WHAT IS REQUIRED
Only the lines from the one containing "Emit a Python" through the one containing "import numpy as np" belong in the answer; copy them exactly and leave out pictures.

────────────────────

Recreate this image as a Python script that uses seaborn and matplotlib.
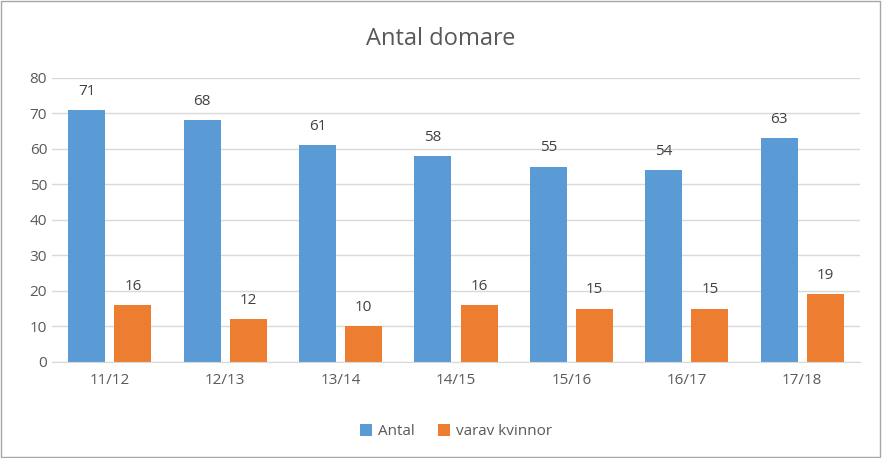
import matplotlib
matplotlib.use("Agg")
import matplotlib.pyplot as plt
import seaborn as sns
import pandas as pd

seasons = ["11/12", "12/13", "13/14", "14/15", "15/16", "16/17", "17/18"]
antal = [71, 68, 61, 58, 55, 54, 63]
kvinnor = [16, 12, 10, 16, 15, 15, 19]

df = pd.DataFrame({
    "season": seasons * 2,
    "value": antal + kvinnor,
    "serie": ["Antal"] * len(seasons) + ["varav kvinnor"] * len(seasons),
})

plt.rcParams["font.family"] = "Open Sans"
grey = "#595959"

fig = plt.figure(figsize=(8.82, 4.58), dpi=100)
ax = fig.add_axes([0.059, 0.21, 0.916, 0.62])
sns.barplot(data=df, x="season", y="value", hue="serie", ax=ax,
            palette=["#5B9BD5", "#ED7D31"], width=0.8, gap=0.2, saturation=1)

for c in ax.containers:
    ax.bar_label(c, padding=8, fontsize=11, color="#404040")

ax.set_ylim(0, 80)
ax.set_yticks(range(0, 81, 10))
ax.grid(axis="y", color="#D9D9D9", linewidth=1)
ax.set_axisbelow(True)
for s in ["top", "right", "left"]:
    ax.spines[s].set_visible(False)
ax.spines["bottom"].set_color("#D9D9D9")
ax.tick_params(length=0, colors=grey, labelsize=11)
ax.tick_params(axis="x", pad=8)
ax.set_xlabel("")
ax.set_ylabel("")

fig.suptitle("Antal domare", y=0.94, fontsize=17, color=grey)
ax.legend(loc="upper center", bbox_to_anchor=(0.5, -0.17), ncol=2, frameon=False,
          fontsize=11, labelcolor=grey, handlelength=0.8, handleheight=0.8,
          columnspacing=1.5, handletextpad=0.4)

fig.patches.append(plt.Rectangle((0.001, 0.002), 0.997, 0.996, transform=fig.transFigure,
                                 fill=False, edgecolor="#A6A6A6", linewidth=1))
fig.savefig("out.png", dpi=100)
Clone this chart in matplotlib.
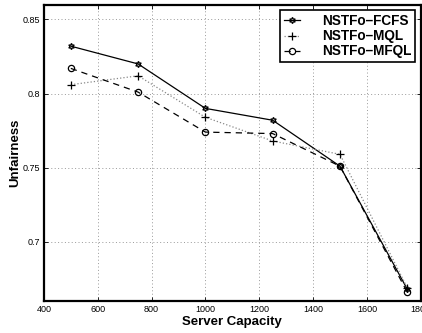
import matplotlib.pyplot as plt
import matplotlib

matplotlib.rcParams['font.family'] = ['Liberation Sans', 'DejaVu Sans']

# Unfairness per server capacity for each scheduling policy
capacity = [500, 750, 1000, 1250, 1500, 1750]
fcfs = [0.832, 0.820, 0.790, 0.782, 0.751, 0.668]
mql = [0.806, 0.812, 0.784, 0.768, 0.759, 0.669]
mfql = [0.817, 0.801, 0.774, 0.773, 0.751, 0.666]

xticks = [400, 600, 800, 1000, 1200, 1400, 1600, 1800]
yticks = [0.7, 0.75, 0.8, 0.85]
ytick_labels = ['0.7', '0.75', '0.8', '0.85']

fig = plt.figure(figsize=(4.22, 3.33), dpi=100)
ax = fig.add_axes([0.104, 0.096, 0.893, 0.89])

ax.plot(capacity, fcfs, color='black', linestyle='-', linewidth=0.9,
        marker=(6, 1, 0), markersize=4.5, markerfacecolor='none',
        markeredgecolor='black', markeredgewidth=0.9, label='NSTFo\u2013FCFS')
ax.plot(capacity, mql, color='#888888', linestyle=':', linewidth=0.9,
        marker='+', markersize=5.5, markeredgecolor='black',
        markeredgewidth=0.9, label='NSTFo\u2013MQL')
ax.plot(capacity, mfql, color='black', linestyle=(0, (5, 4)), linewidth=0.9,
        marker='o', markersize=4.5, markerfacecolor='none',
        markeredgecolor='black', markeredgewidth=0.9, label='NSTFo\u2013MFQL')

ax.set_xlim(400, 1800)
ax.set_ylim(0.66, 0.86)
ax.set_xticks(xticks)
ax.set_yticks(yticks)
ax.set_yticklabels(ytick_labels)
ax.tick_params(direction='in', length=3, width=0.6, labelsize=6.5,
               top=True, right=True, pad=3)
ax.grid(True, linestyle=(0, (1, 2.5)), color='#999999', linewidth=0.7)

for side in ['left', 'bottom', 'top', 'right']:
    ax.spines[side].set_linewidth(1.6)

ax.set_xlabel('Server Capacity', fontsize=9.5, fontweight='bold')
ax.set_ylabel('Unfairness', fontsize=9.5, fontweight='bold')
ax.xaxis.set_label_coords(0.5, -0.05)
ax.yaxis.set_label_coords(-0.061, 0.5)

leg = ax.legend(loc='upper right', prop={'weight': 'bold', 'size': 9.8},
                handlelength=1.2, handletextpad=1.6, borderaxespad=0.4,
                labelspacing=0.08, fancybox=False, framealpha=1,
                edgecolor='black', borderpad=0.3)
leg.get_frame().set_linewidth(1.2)

fig.savefig('out.png', dpi=100)
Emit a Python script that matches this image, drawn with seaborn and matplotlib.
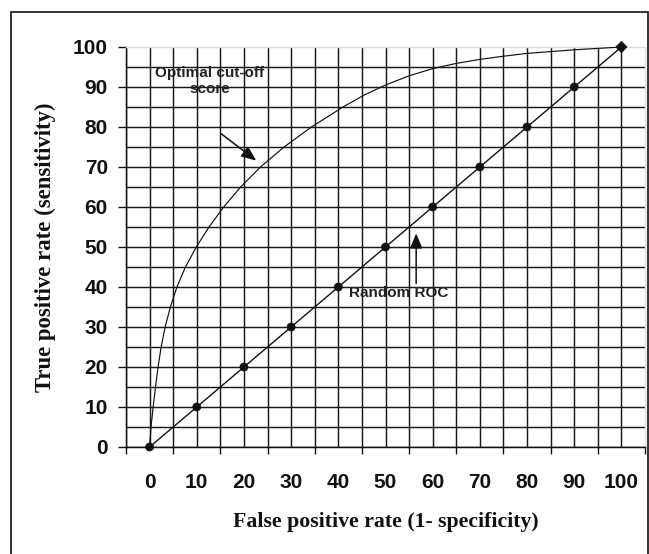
# ROC curve vs random classifier

import matplotlib
matplotlib.use('Agg')
import matplotlib.pyplot as plt
from matplotlib.patches import Rectangle
import seaborn as sns
import numpy as np

# ROC curve
fpr_curve = [0, 0.3, 0.75, 1.25, 1.8, 2.45, 3.3, 4.4, 5.8, 7.6, 9.9, 12.6, 15.7,
             19.3, 23.5, 28.5, 34.3, 41, 45.5, 50, 55, 60, 65, 70, 75, 80, 90, 100]
tpr_curve = [0, 5, 10, 15, 20, 25, 30, 35, 40, 45, 50, 55, 60,
             65, 70, 75, 80, 85, 88, 90.5, 92.8, 94.6, 95.9, 96.9, 97.7, 98.4, 99.3, 100]

# random ROC diagonal
rand_x = [0, 10, 20, 30, 40, 50, 60, 70, 80, 90, 100]
rand_y = [0, 10, 20, 30, 40, 50, 60, 70, 80, 90, 100]
rand_kind = ['dot'] * 10 + ['end']

tick_vals = [0, 10, 20, 30, 40, 50, 60, 70, 80, 90, 100]

sns.set_style('white')
plt.rcParams['font.family'] = ['Liberation Sans', 'DejaVu Sans']

fig = plt.figure(figsize=(6.49, 5.54), dpi=100)
ax = fig.add_axes([126/649, 1 - 447/554, 519/649, 400/554])

sns.lineplot(x=fpr_curve, y=tpr_curve, sort=False, estimator=None,
             color='#111111', lw=0.85, ax=ax, zorder=4)
sns.lineplot(x=rand_x, y=rand_y, sort=False, estimator=None,
             color='#111111', lw=1.0, ax=ax, zorder=4)
sns.scatterplot(x=rand_x, y=rand_y, style=rand_kind, markers={'dot': 'o', 'end': 'D'},
                color='#111111', s=34, edgecolor='#111111', legend=False,
                ax=ax, zorder=5, clip_on=False)

ax.set_xlim(-5, 105)
ax.set_ylim(0, 100)

# labels at the tens, tick marks at the odd fives
ax.set_xticks(tick_vals)
ax.set_xticks(np.arange(-5, 106, 10), minor=True)
ax.set_yticks(tick_vals)
ax.set_yticks(np.arange(5, 100, 10), minor=True)
ax.tick_params(axis='x', which='major', length=0, pad=19, labelsize=15)
ax.tick_params(axis='x', which='minor', length=5, width=1.0, direction='out',
               color='#111111', bottom=True)
ax.tick_params(axis='y', which='major', length=6, width=1.0, direction='out',
               color='#111111', pad=7, labelsize=15, left=True)
ax.tick_params(axis='y', which='minor', length=0)
for lab in ax.get_xticklabels() + ax.get_yticklabels():
    lab.set_fontweight('bold')
    lab.set_color('#111111')

ax.grid(True, which='both', color='#1a1a1a', lw=1.05)
ax.set_axisbelow(True)
# no black line along the top and right edges
ax.yaxis.get_major_ticks()[-1].gridline.set_visible(False)
ax.xaxis.get_minor_ticks()[-1].gridline.set_visible(False)

for side in ['left', 'bottom']:
    ax.spines[side].set_color('#111111')
    ax.spines[side].set_linewidth(1.05)
for side in ['top', 'right']:
    ax.spines[side].set_color('#dddddd')
    ax.spines[side].set_linewidth(1.0)

ax.set_xlabel('False positive rate (1- specificity)', family=['Liberation Serif'],
              fontweight='bold', fontsize=15.7, color='#111111')
ax.set_ylabel('True positive rate (sensitivity)', family=['Liberation Serif'],
              fontweight='bold', fontsize=16.4, color='#111111')
ax.xaxis.set_label_coords(0.5, -0.163)
ax.yaxis.set_label_coords(-0.135, 0.5)

# annotations
ax.text(12.7, 91.6, 'Optimal cut-off\nscore', ha='center', va='center',
        fontsize=11, fontweight='bold', color='#222222', linespacing=1.2, zorder=6)
ax.annotate('', xy=(22.6, 71.6), xytext=(15.2, 78.3),
            arrowprops=dict(arrowstyle='-|>,head_length=0.6,head_width=0.25',
                            color='#111111', lw=1.1, mutation_scale=15,
                            shrinkA=0, shrinkB=0), zorder=6)
ax.text(52.7, 38.6, 'Random ROC', ha='center', va='center',
        fontsize=11, fontweight='bold', color='#222222', zorder=6)
ax.annotate('', xy=(56.5, 53.4), xytext=(56.5, 40.9),
            arrowprops=dict(arrowstyle='-|>,head_length=0.6,head_width=0.25',
                            color='#111111', lw=1.1, mutation_scale=15,
                            shrinkA=0, shrinkB=0), zorder=6)

# frame round the whole picture
fig.patches.append(Rectangle((11/649, -0.05), 637/649, 1.05 - 12/554, fill=False,
                             edgecolor='#111111', lw=1.2, transform=fig.transFigure))

fig.savefig('out.png', dpi=100)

────────────────────

FINISHED ANSWER
Emit a Python script that matches this image, drawn with seaborn and matplotlib.
# ROC curve vs random classifier

import matplotlib
matplotlib.use('Agg')
import matplotlib.pyplot as plt
from matplotlib.patches import Rectangle
import seaborn as sns
import numpy as np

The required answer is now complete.